[Begin]

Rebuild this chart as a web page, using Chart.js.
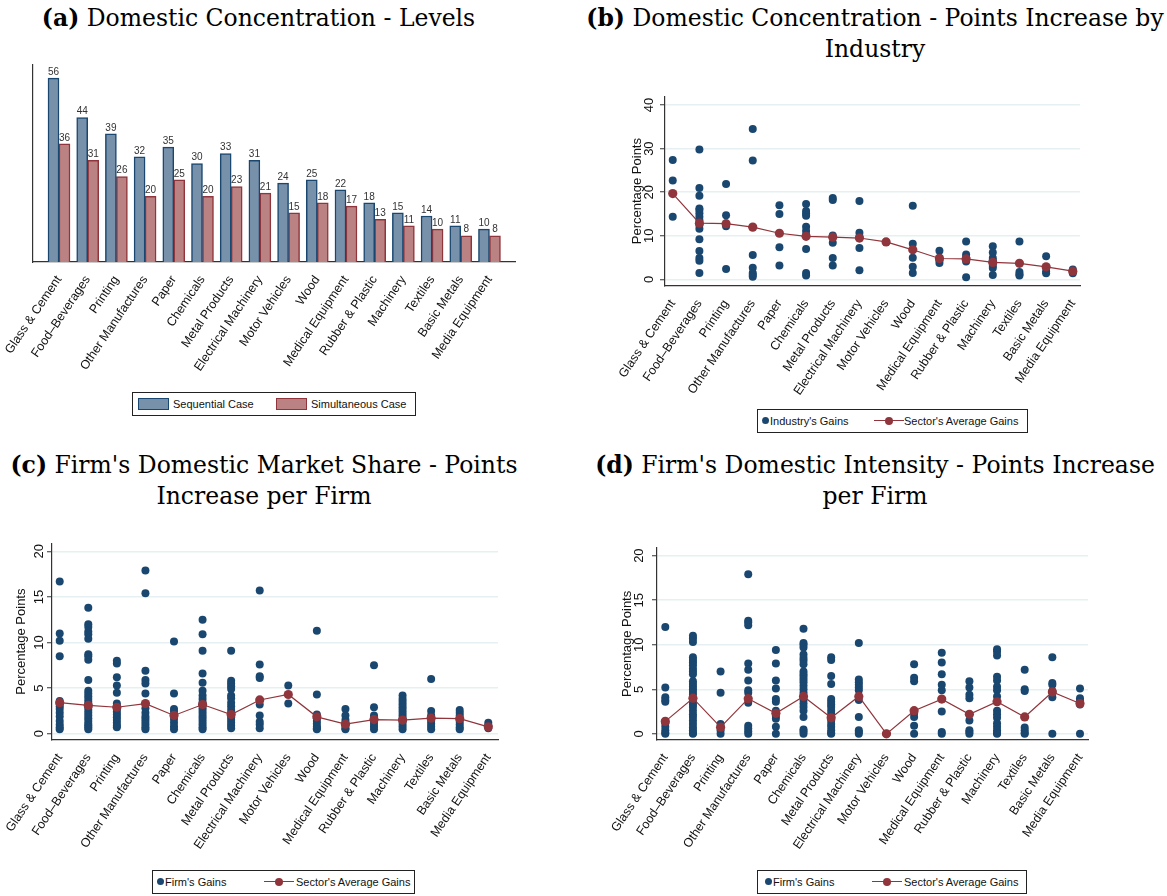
<!DOCTYPE html>
<html>
<head>
<meta charset="utf-8">
<script src="https://cdn.jsdelivr.net/npm/chart.js@4.4.1/dist/chart.umd.min.js"></script>
<style>
  html, body { margin: 0; padding: 0; background: #fff; }
  #page { position: relative; width: 1167px; height: 896px; overflow: hidden; background: #fff; }
  canvas { position: absolute; }
  .title { position: absolute; font-family: "DejaVu Serif", "Liberation Serif", serif; font-size: 23.5px; color: #000; text-align: center; line-height: 31px; white-space: nowrap; }
  .legend { position: absolute; border: 1px solid #222; background: #fff; font-family: "Liberation Sans", Arial, sans-serif; font-size: 11px; color: #111; box-sizing: border-box; white-space: nowrap; }
  .legend > * { position: absolute; }
  .legend .txt { top: 4px; line-height: 14px; }
  .swatch { top: 5px; width: 31px; height: 12px; box-sizing: border-box; }
  .dot { top: 7px; width: 7px; height: 7px; border-radius: 50%; background: #1a476f; }
  .lineMark { top: 6px; width: 30px; height: 10px; }
  .lineMark::before { content: ""; position: absolute; left: 0; right: 0; top: 4px; height: 1.4px; background: #90353b; }
  .lineMark::after { content: ""; position: absolute; left: 11px; top: 1px; width: 8px; height: 8px; border-radius: 50%; background: #90353b; }
</style>
</head>
<body>
<div id="page">
  <div class="title" style="left:0; width:517px; top:3px;"><b>(a)</b> Domestic Concentration - Levels</div>
  <div class="title" style="left:583px; width:584px; top:3px;"><b>(b)</b> Domestic Concentration - Points Increase by<br>Industry</div>
  <div class="title" style="left:0; width:528px; top:450px;"><b>(c)</b> Firm's Domestic Market Share - Points<br>Increase per Firm</div>
  <div class="title" style="left:590px; width:570px; top:450px;"><b>(d)</b> Firm's Domestic Intensity - Points Increase<br>per Firm</div>

  <canvas id="chartA" width="530" height="330" style="left:0; top:55px;"></canvas>
  <canvas id="chartB" width="495" height="320" style="left:600px; top:85px;"></canvas>
  <canvas id="chartC" width="510" height="330" style="left:0; top:535px;"></canvas>
  <canvas id="chartD" width="510" height="330" style="left:590px; top:535px;"></canvas>

  <div class="legend" style="left:132px; top:392px; width:284px; height:24px;">
    <div class="swatch" style="left:5px; background:#7891aa; border:1.5px solid #1a476f;"></div>
    <div class="txt" style="left:40px;">Sequential Case</div>
    <div class="swatch" style="left:143px; background:#bb8283; border:1.5px solid #90353b;"></div>
    <div class="txt" style="left:178px;">Simultaneous Case</div>
  </div>
  <div class="legend" style="left:757px; top:409px; width:271px; height:24px;">
    <div class="dot" style="left:4px;"></div>
    <div class="txt" style="left:12px;">Industry's Gains</div>
    <div class="lineMark" style="left:116px;"></div>
    <div class="txt" style="left:146px;">Sector's Average Gains</div>
  </div>
  <div class="legend" style="left:152px; top:870px; width:263px; height:24px;">
    <div class="dot" style="left:4px;"></div>
    <div class="txt" style="left:12px;">Firm's Gains</div>
    <div class="lineMark" style="left:111px;"></div>
    <div class="txt" style="left:143px;">Sector's Average Gains</div>
  </div>
  <div class="legend" style="left:757px; top:870px; width:270px; height:24px;">
    <div class="dot" style="left:7px;"></div>
    <div class="txt" style="left:15px;">Firm's Gains</div>
    <div class="lineMark" style="left:114px;"></div>
    <div class="txt" style="left:146px;">Sector's Average Gains</div>
  </div>
</div>

<script>
// ---- Industry names (same order in every panel) ----
const industries = [
  "Glass & Cement", "Food\u2013Beverages", "Printing", "Other Manufactures", "Paper",
  "Chemicals", "Metal Products", "Electrical Machinery", "Motor Vehicles", "Wood",
  "Medical Equipment", "Rubber & Plastic", "Machinery", "Textiles", "Basic Metals",
  "Media Equipment"
];

// ---- (a) Concentration levels ----
const sequentialLevels   = [56, 44, 39, 32, 35, 30, 33, 31, 24, 25, 22, 18, 15, 14, 11, 10];
const simultaneousLevels = [36, 31, 26, 20, 25, 20, 23, 21, 15, 18, 17, 13, 11, 10, 8, 8];

// ---- (b) Concentration increase by industry ----
const industryGains = [
  [27.4, 22.7, 14.4],
  [29.8, 21.0, 19.2, 16.3, 15.9, 15.2, 14.4, 13.6, 12.5, 11.6, 9.2, 6.5, 4.9, 4.3, 1.5],
  [21.9, 14.7, 12.2, 2.4],
  [34.5, 27.3, 5.6, 2.7, 1.5, 1.0, 0.6],
  [17.0, 15.0, 7.4, 3.2],
  [17.3, 15.7, 15.1, 14.6, 12.1, 11.1, 10.2, 7.0, 1.5, 0.9],
  [18.7, 18.2, 10.1, 8.4, 4.9, 3.2],
  [18.0, 10.7, 9.8, 7.2, 2.1],
  [8.6],
  [16.9, 8.2, 5.0, 2.9, 1.5],
  [6.6, 5.0, 4.4, 3.8],
  [8.7, 5.7, 5.1, 4.1, 0.5],
  [7.6, 6.2, 4.9, 4.4, 3.8, 3.1, 2.6, 1.0],
  [8.7, 1.7, 1.2, 0.9],
  [5.3, 2.8, 1.8, 1.4],
  [2.3, 1.7, 1.4]
];
const industryAvg = [19.7, 12.9, 12.8, 12.0, 10.6, 9.9, 9.7, 9.5, 8.6, 6.8, 4.8, 4.7, 3.9, 3.7, 2.9, 1.9];

// ---- (c) Firm market share increase ----
const shareGains = [
  [16.7, 11.0, 10.2, 8.5, 3.6, 3.3, 3.0, 2.7, 2.3, 1.9, 1.4, 1.0, 0.7, 0.5],
  [13.8, 12.0, 11.7, 11.2, 10.9, 10.4, 8.7, 8.5, 8.1, 5.9, 4.7, 4.4, 4.1, 3.8, 3.5, 3.2, 2.9, 2.6, 2.3, 2.0, 1.7, 1.4, 1.1, 0.9, 0.7, 0.5],
  [8.0, 7.7, 6.2, 5.3, 4.5, 3.3, 3.0, 2.7, 2.4, 2.1, 1.8, 1.5, 1.2, 0.9, 0.7],
  [17.9, 15.4, 6.9, 5.9, 5.5, 4.4, 2.8, 2.3, 1.9, 1.6, 1.3, 1.0, 0.7, 0.5],
  [10.1, 4.4, 2.7, 2.4, 1.6, 1.2, 0.8, 0.5],
  [12.5, 10.9, 9.1, 6.6, 5.6, 4.7, 4.2, 3.8, 3.4, 3.1, 2.8, 2.5, 2.2, 1.9, 1.6, 1.3, 1.0, 0.7, 0.5],
  [9.1, 5.8, 5.5, 5.2, 4.9, 4.2, 3.9, 3.4, 3.0, 2.6, 2.2, 1.8, 1.5, 1.2, 0.9, 0.6],
  [15.7, 7.6, 6.3, 6.1, 3.2, 2.0, 1.3, 1.0, 0.6],
  [5.3, 3.3],
  [11.3, 4.3, 2.1, 1.7, 1.4, 1.1, 0.8, 0.6, 0.5],
  [2.7, 2.0, 1.5, 1.2, 0.9, 0.6, 0.5],
  [7.5, 2.9, 2.0, 1.7, 1.4, 1.1, 0.8, 0.5],
  [4.2, 3.8, 3.5, 3.2, 2.9, 2.6, 2.3, 2.0, 1.7, 1.4, 1.1, 0.8, 0.5],
  [6.0, 2.5, 2.0, 1.4, 1.1, 0.8, 0.5],
  [2.6, 2.3, 2.0, 1.6, 1.3, 1.0, 0.7, 0.5],
  [1.2, 0.9, 0.6]
];
const shareAvg = [3.4, 3.1, 2.9, 3.3, 2.0, 3.2, 2.1, 3.7, 4.3, 1.85, 1.05, 1.55, 1.5, 1.7, 1.65, 0.75];

// ---- (d) Firm domestic intensity increase ----
const intensityGains = [
  [12.0, 5.2, 4.1, 3.8, 3.6, 1.2, 0.8, 0.4, 0.1, 0.0],
  [11.0, 10.7, 10.3, 8.6, 8.3, 8.0, 7.7, 7.3, 7.0, 6.7, 5.9, 5.6, 5.3, 5.0, 4.7, 4.4, 3.6, 3.3, 3.0, 2.6, 2.2, 1.9, 1.5, 1.1, 0.7, 0.4, 0.1, 0.0],
  [7.0, 4.6, 1.1, 0.4, 0.0],
  [17.9, 12.7, 12.5, 12.2, 7.9, 7.2, 6.0, 4.9, 4.6, 3.5, 0.9, 0.6, 0.3, 0.0],
  [9.4, 7.9, 6.0, 5.1, 3.9, 3.6, 2.6, 2.0, 1.7, 0.8, 0.0],
  [11.8, 10.2, 10.0, 9.7, 8.9, 8.5, 8.2, 7.8, 7.0, 6.7, 6.4, 6.1, 5.8, 5.4, 5.0, 4.6, 3.8, 3.4, 3.0, 2.6, 1.9, 0.5, 0.3, 0.0],
  [8.6, 8.3, 6.5, 5.6, 3.9, 3.6, 3.3, 3.0, 2.6, 2.2, 1.5, 1.1, 0.8, 0.4, 0.1, 0.0],
  [10.2, 6.1, 5.8, 5.5, 5.2, 4.9, 3.8, 1.9, 0.4, 0.2, 0.0],
  [0.0],
  [7.8, 6.3, 5.9, 2.3, 1.9, 0.9, 0.0],
  [9.1, 8.0, 6.7, 5.5, 4.9, 2.5, 0.2, 0.0],
  [5.9, 5.2, 4.4, 4.0, 1.5, 0.4, 0.2, 0.0],
  [9.5, 9.2, 8.8, 6.4, 6.0, 5.3, 4.9, 4.2, 2.6, 2.2, 1.8, 1.2, 0.8, 0.4, 0.1, 0.0],
  [7.2, 5.0, 4.8, 0.7, 0.4, 0.1, 0.0],
  [8.6, 5.7, 5.5, 4.8, 4.1, 0.0],
  [5.1, 4.0, 3.7, 3.3, 0.0]
];
const intensityAvg = [1.4, 4.0, 0.75, 3.95, 2.3, 4.2, 1.8, 4.2, 0.0, 2.6, 3.9, 2.2, 3.6, 1.9, 4.7, 3.4];

// ---- shared styling ----
const NAVY = "#1a476f";
const MAROON = "#90353b";
const GRID = "#e6eff1";
const SANS = "'Liberation Sans', Arial, sans-serif";

Chart.defaults.font.family = SANS;
Chart.defaults.color = "#111";
Chart.defaults.animation = false;

function categoryAxis(min, max, height) {
  return {
    type: "linear",
    min: min, max: max,
    offset: false,
    afterBuildTicks: s => { s.ticks = industries.map((_, i) => ({ value: i })); },
    afterFit: s => { s.height = height; },
    ticks: {
      autoSkip: false, minRotation: 56, maxRotation: 56, padding: 3,
      font: { size: 12.5 }, color: "#111",
      callback: v => industries[v]
    },
    grid: { display: false },
    border: { display: true, color: "#333", width: 1.2 }
  };
}

// bar value labels for panel (a)
const barValueLabels = {
  id: "barValueLabels",
  afterDatasetsDraw(chart) {
    const ctx = chart.ctx;
    ctx.save();
    ctx.font = "10px " + SANS;
    ctx.fillStyle = "#333";
    ctx.textAlign = "center";
    ctx.textBaseline = "bottom";
    chart.data.datasets.forEach((ds, di) => {
      chart.getDatasetMeta(di).data.forEach((el, i) => {
        ctx.fillText(String(ds.data[i].y), el.x, el.y - 1);
      });
    });
    ctx.restore();
  }
};

new Chart(document.getElementById("chartA"), {
  type: "bar",
  data: {
    datasets: [
      { label: "Sequential Case", data: sequentialLevels.map((v, i) => ({ x: i, y: v })),
        backgroundColor: "#7891aa", borderColor: NAVY, borderWidth: 1.5, barThickness: 11 },
      { label: "Simultaneous Case", data: simultaneousLevels.map((v, i) => ({ x: i, y: v })),
        backgroundColor: "#bb8283", borderColor: MAROON, borderWidth: 1.5, barThickness: 11 }
    ]
  },
  options: {
    responsive: false, devicePixelRatio: 1,
    layout: { padding: { top: 10, right: 15, left: 0, bottom: 0 } },
    plugins: { legend: { display: false }, tooltip: { enabled: false } },
    scales: {
      x: categoryAxis(-0.906, 15.89, 123),
      y: {
        min: 0, max: 60,
        afterFit: s => { s.width = 33; },
        ticks: { display: false },
        grid: { display: false },
        border: { display: true, color: "#333", width: 1.2 }
      }
    }
  },
  plugins: [barValueLabels]
});

function scatterPanel(id, gains, avg, o) {
  const pts = [];
  gains.forEach((arr, i) => arr.forEach(v => pts.push({ x: i, y: v })));
  new Chart(document.getElementById(id), {
    type: "scatter",
    data: {
      datasets: [
        { label: "Sector's Average Gains", data: avg.map((v, i) => ({ x: i, y: v })),
          showLine: true, borderColor: MAROON, borderWidth: 1.2, backgroundColor: MAROON,
          pointRadius: 4.6, pointBorderWidth: 0, order: 0 },
        { label: "Gains", data: pts, backgroundColor: NAVY, borderColor: NAVY,
          pointRadius: 4, pointBorderWidth: 0, order: 1 }
      ]
    },
    options: {
      responsive: false, devicePixelRatio: 1,
      layout: { padding: { top: o.top, right: o.right, left: 0, bottom: 0 } },
      plugins: { legend: { display: false }, tooltip: { enabled: false } },
      scales: {
        x: categoryAxis(o.xmin, o.xmax, o.xh),
        y: {
          min: o.ymin, max: o.ymax,
          afterFit: s => { s.width = o.yw; },
          afterBuildTicks: s => { s.ticks = o.yticks.map(v => ({ value: v })); },
          ticks: { minRotation: 90, maxRotation: 90, crossAlign: "center", padding: o.tpad,
                   font: { size: 13 }, color: "#111" },
          grid: { color: GRID, lineWidth: 1.5, tickColor: "#333", tickLength: 5, tickWidth: 1 },
          border: { display: true, color: "#333", width: 1.2 },
          title: { display: true, text: "Percentage Points", font: { size: 13 }, color: "#111",
                   padding: { top: o.titlePad, bottom: 0 } }
        }
      }
    }
  });
}

scatterPanel("chartB", industryGains, industryAvg, {
  top: 11, right: 15, xmin: -0.29, xmax: 15.27, xh: 119,
  ymin: -1.5, ymax: 42, yticks: [0, 10, 20, 30, 40], yw: 65, tpad: 3.5, titlePad: 30
});
scatterPanel("chartC", shareGains, shareAvg, {
  top: 8, right: 12, xmin: -0.27, xmax: 15.34, xh: 125,
  ymin: -0.69, ymax: 20.88, yticks: [0, 5, 10, 15, 20], yw: 52, tpad: 0.5, titlePad: 14
});
scatterPanel("chartD", intensityGains, intensityAvg, {
  top: 8, right: 12, xmin: -0.3, xmax: 15.29, xh: 125,
  ymin: -0.69, ymax: 20.88, yticks: [0, 5, 10, 15, 20], yw: 67, tpad: 5, titlePad: 30
});
</script>
</body>
</html>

[End]

YOUR OBJECTIVE
Leave out the pictures and repeat the lines from the start of the material through the line with "Points Increase<br>per Firm</div>", inclusive.

TASK SOLUTION
Rebuild this chart as a web page, using Chart.js.
<!DOCTYPE html>
<html>
<head>
<meta charset="utf-8">
<script src="https://cdn.jsdelivr.net/npm/chart.js@4.4.1/dist/chart.umd.min.js"></script>
<style>
  html, body { margin: 0; padding: 0; background: #fff; }
  #page { position: relative; width: 1167px; height: 896px; overflow: hidden; background: #fff; }
  canvas { position: absolute; }
  .title { position: absolute; font-family: "DejaVu Serif", "Liberation Serif", serif; font-size: 23.5px; color: #000; text-align: center; line-height: 31px; white-space: nowrap; }
  .legend { position: absolute; border: 1px solid #222; background: #fff; font-family: "Liberation Sans", Arial, sans-serif; font-size: 11px; color: #111; box-sizing: border-box; white-space: nowrap; }
  .legend > * { position: absolute; }
  .legend .txt { top: 4px; line-height: 14px; }
  .swatch { top: 5px; width: 31px; height: 12px; box-sizing: border-box; }
  .dot { top: 7px; width: 7px; height: 7px; border-radius: 50%; background: #1a476f; }
  .lineMark { top: 6px; width: 30px; height: 10px; }
  .lineMark::before { content: ""; position: absolute; left: 0; right: 0; top: 4px; height: 1.4px; background: #90353b; }
  .lineMark::after { content: ""; position: absolute; left: 11px; top: 1px; width: 8px; height: 8px; border-radius: 50%; background: #90353b; }
</style>
</head>
<body>
<div id="page">
  <div class="title" style="left:0; width:517px; top:3px;"><b>(a)</b> Domestic Concentration - Levels</div>
  <div class="title" style="left:583px; width:584px; top:3px;"><b>(b)</b> Domestic Concentration - Points Increase by<br>Industry</div>
  <div class="title" style="left:0; width:528px; top:450px;"><b>(c)</b> Firm's Domestic Market Share - Points<br>Increase per Firm</div>
  <div class="title" style="left:590px; width:570px; top:450px;"><b>(d)</b> Firm's Domestic Intensity - Points Increase<br>per Firm</div>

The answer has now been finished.